6. Comparative Perspective and Limitations

RDGs fundamentally contrast with static dependency analyses by reflecting only executed paths and actual runtime behavior, thus providing minimal and accurate coverage sets for data synthesis, resource planning, and recovery.

However, observed limitations include:

Incompleteness if workload does not activate all potential paths or classes (Classport: misses dependencies absent from execution) (Cofano et al., 23 Oct 2025).
Potential memory overhead for large-scale traces or large transactional batches in microservices and distributed databases.
In distributed transactions, the requirement for batch arrival and DAG closure can create latency trade-offs under latency-sensitive workloads (Yao et al., 2017).
Metadata injection and annotation (Classport) can invalidate package signatures, raising deployment and security complexities (Cofano et al., 23 Oct 2025).

Future work across systems includes expanding introspection coverage, supporting streaming or incremental execution models, and securing or validating metadata against runtime tampering. In microservice settings, further refinement of RDG-based autoscaling strategies remains an open area for efficiency gains (Du et al., 2024).
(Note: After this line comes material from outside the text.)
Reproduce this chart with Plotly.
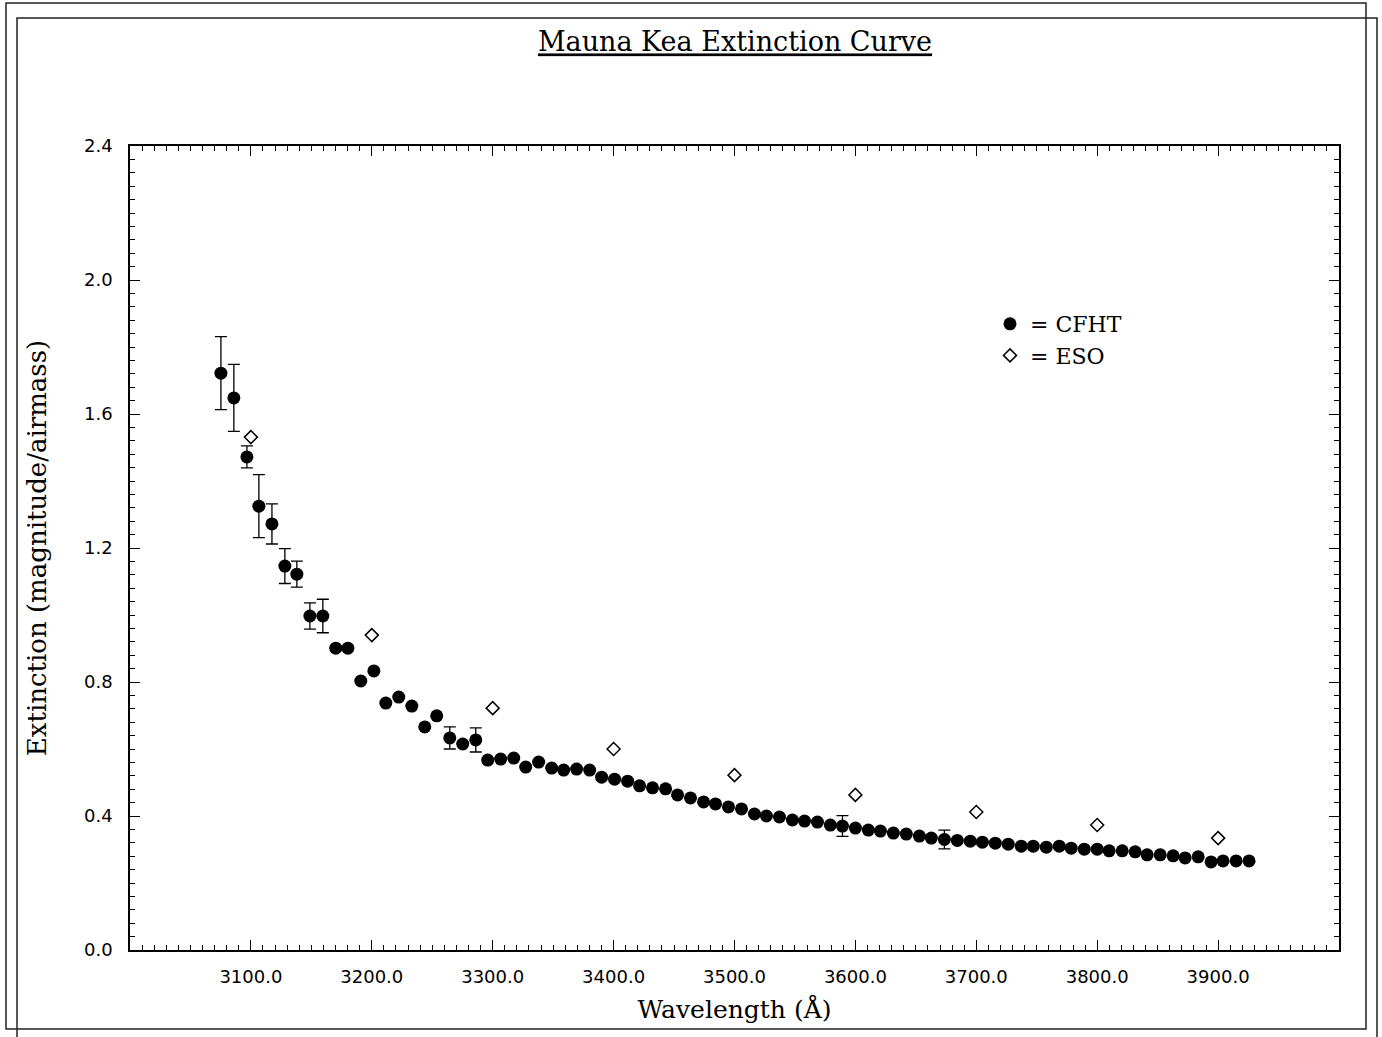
import plotly.graph_objects as go

# CFHT measurements (wavelength in Angstrom, extinction in mag/airmass)
cfht_wave = [3075.2, 3085.9, 3096.7, 3106.6, 3117.4, 3128.1, 3138.0, 3148.8, 3159.5, 3170.2,
             3180.2, 3190.9, 3201.7, 3211.6, 3222.3, 3233.1, 3243.8, 3253.7, 3264.5, 3275.2,
             3286.0, 3295.9, 3306.6, 3317.4, 3327.3, 3338.0, 3348.8, 3358.7, 3369.4, 3380.2,
             3390.1, 3400.8, 3411.6, 3421.5, 3432.2, 3443.0, 3452.9, 3463.6, 3474.4, 3484.3,
             3495.0, 3505.8, 3516.5, 3526.4, 3537.2, 3547.9, 3557.9, 3568.6, 3579.3, 3589.3,
             3600.0, 3610.7, 3620.7, 3631.4, 3642.1, 3652.9, 3662.8, 3673.6, 3684.3, 3695.0,
             3705.0, 3715.7, 3726.4, 3737.2, 3747.1, 3757.9, 3768.6, 3778.5, 3789.3, 3800.0,
             3809.9, 3820.7, 3831.4, 3841.3, 3852.1, 3862.8, 3872.7, 3883.5, 3894.2, 3904.1,
             3914.9, 3925.6]
cfht_ext = [1.722, 1.648, 1.472, 1.325, 1.272, 1.146, 1.122, 0.997, 0.997, 0.901,
            0.901, 0.803, 0.833, 0.737, 0.755, 0.728, 0.666, 0.699, 0.633, 0.615,
            0.627, 0.567, 0.570, 0.573, 0.546, 0.561, 0.543, 0.537, 0.540, 0.537,
            0.516, 0.510, 0.504, 0.490, 0.484, 0.481, 0.463, 0.454, 0.442, 0.436,
            0.427, 0.421, 0.406, 0.400, 0.397, 0.388, 0.385, 0.382, 0.373, 0.370,
            0.364, 0.358, 0.355, 0.349, 0.346, 0.340, 0.334, 0.330, 0.327, 0.325,
            0.322, 0.319, 0.316, 0.310, 0.310, 0.307, 0.310, 0.304, 0.301, 0.301,
            0.296, 0.296, 0.293, 0.284, 0.284, 0.281, 0.275, 0.278, 0.263, 0.266,
            0.266, 0.266]
N = None
cfht_err = [0.109, 0.100, 0.033, 0.094, 0.060, 0.052, 0.039, 0.039, 0.050, N,
            N, N, N, N, N, N, N, N, 0.033, N,
            0.036, N, N, N, N, N, N, N, N, N,
            N, N, N, N, N, N, N, N, N, N,
            N, N, N, N, N, N, N, N, N, 0.031,
            N, N, N, N, N, N, N, 0.028, N, N,
            N, N, N, N, N, N, N, N, N, N,
            N, N, N, N, N, N, N, N, N, N,
            N, N]

# ESO measurements
eso_wave = [3100, 3200, 3300, 3400, 3500, 3600, 3700, 3800, 3900]
eso_ext = [1.531, 0.940, 0.722, 0.600, 0.522, 0.463, 0.412, 0.373, 0.334]

x_ticks = [3100, 3200, 3300, 3400, 3500, 3600, 3700, 3800, 3900]
y_ticks = [0.0, 0.4, 0.8, 1.2, 1.6, 2.0, 2.4]

W, H = 1382, 1037
ML, MR, MT, MB = 130, 43, 146, 87
PW, PH = W - ML - MR, H - MT - MB

def px(x):
    return (x - ML) / PW

def py(y):
    return (H - MB - y) / PH

fig = go.Figure()
fig.add_trace(go.Scatter(
    x=cfht_wave, y=cfht_ext, mode="markers", name="= CFHT",
    marker=dict(symbol="circle", size=13, color="black"),
    error_y=dict(type="data", array=cfht_err, visible=True, color="black",
                 thickness=1.3, width=6),
))
fig.add_trace(go.Scatter(
    x=eso_wave, y=eso_ext, mode="markers", name="= ESO",
    marker=dict(symbol="diamond-open", size=10, color="black", line=dict(width=1.5)),
))

serif = "DejaVu Serif"
sans = "DejaVu Sans"

fig.update_layout(
    width=W, height=H,
    margin=dict(l=ML, r=MR, t=MT, b=MB),
    paper_bgcolor="white", plot_bgcolor="white",
    title=dict(text="<u>Mauna Kea Extinction Curve</u>", xref="paper", x=px(735), xanchor="center",
               y=1 - 42 / H, yanchor="middle",
               font=dict(family=serif, size=27, color="black")),
    showlegend=True,
    legend=dict(x=px(990), y=py(303), xanchor="left", yanchor="top",
                bgcolor="rgba(0,0,0,0)", font=dict(family=serif, size=22, color="black"),
                tracegroupgap=0, itemsizing="trace"),
    font=dict(family=sans, color="black"),
)

fig.update_xaxes(
    range=[3000, 4000], tickvals=x_ticks, tickformat=".1f",
    ticks="inside", ticklen=10, tickwidth=1.3, tickcolor="black",
    minor=dict(dtick=10, ticks="inside", ticklen=5, tickwidth=1, tickcolor="black"),
    showline=True, linecolor="black", linewidth=1.5, mirror="allticks",
    showgrid=False, zeroline=False,
    tickfont=dict(family=sans, size=18, color="black"), ticklabelstandoff=10,
    title=dict(text="Wavelength (Å)", font=dict(family=serif, size=25, color="black"), standoff=14),
    automargin=False,
)
fig.update_yaxes(
    range=[0, 2.4], tickvals=y_ticks, tickformat=".1f",
    ticks="inside", ticklen=10, tickwidth=1.3, tickcolor="black",
    minor=dict(dtick=0.04, ticks="inside", ticklen=5, tickwidth=1, tickcolor="black"),
    showline=True, linecolor="black", linewidth=1.5, mirror="allticks",
    showgrid=False, zeroline=False,
    tickfont=dict(family=sans, size=18, color="black"), ticklabelstandoff=12,
    title=dict(text="Extinction (magnitude/airmass)", font=dict(family=serif, size=26, color="black"), standoff=30),
    automargin=False,
)

# page frame lines (scanned page border)
frame_line = dict(color="#222", width=1.5)
fig.add_shape(type="rect", xref="paper", yref="paper",
              x0=px(6), x1=px(1366), y0=py(1029), y1=py(3), line=frame_line)
fig.add_shape(type="rect", xref="paper", yref="paper",
              x0=px(17), x1=px(1377), y0=py(1045), y1=py(18), line=frame_line)

fig.write_html("out.html", config={"displayModeBar": False},
               post_script="document.body.style.margin='0px';")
7. Integration into Systems and Workflows

RDGs serve as the orchestration backbone in several advanced frameworks:

SWE-Flow leverages the RDG for incremental deconstruction of codebases, derivation of verifiable TDD tasks, and structured repository reconstruction from test-driven evidence (Zhang et al., 10 Jun 2025).
DGG integrates RDGs in a data-driven loop to drive both benchmarking and online resource scaling, with clustering enabling adaptive, production-realistic benchmarking (Du et al., 2024).
Classport embeds RDG-centric introspection natively into Java application lifecycles using agent-based runtime data collection for security and supply-chain analyses (Cofano et al., 23 Oct 2025).
DistDGCC deploys per-batch RDGs for lock-free, deterministically parallel execution and recovery—linking concurrency control, logging, and replay into a single, highly effective operational paradigm (Yao et al., 2017).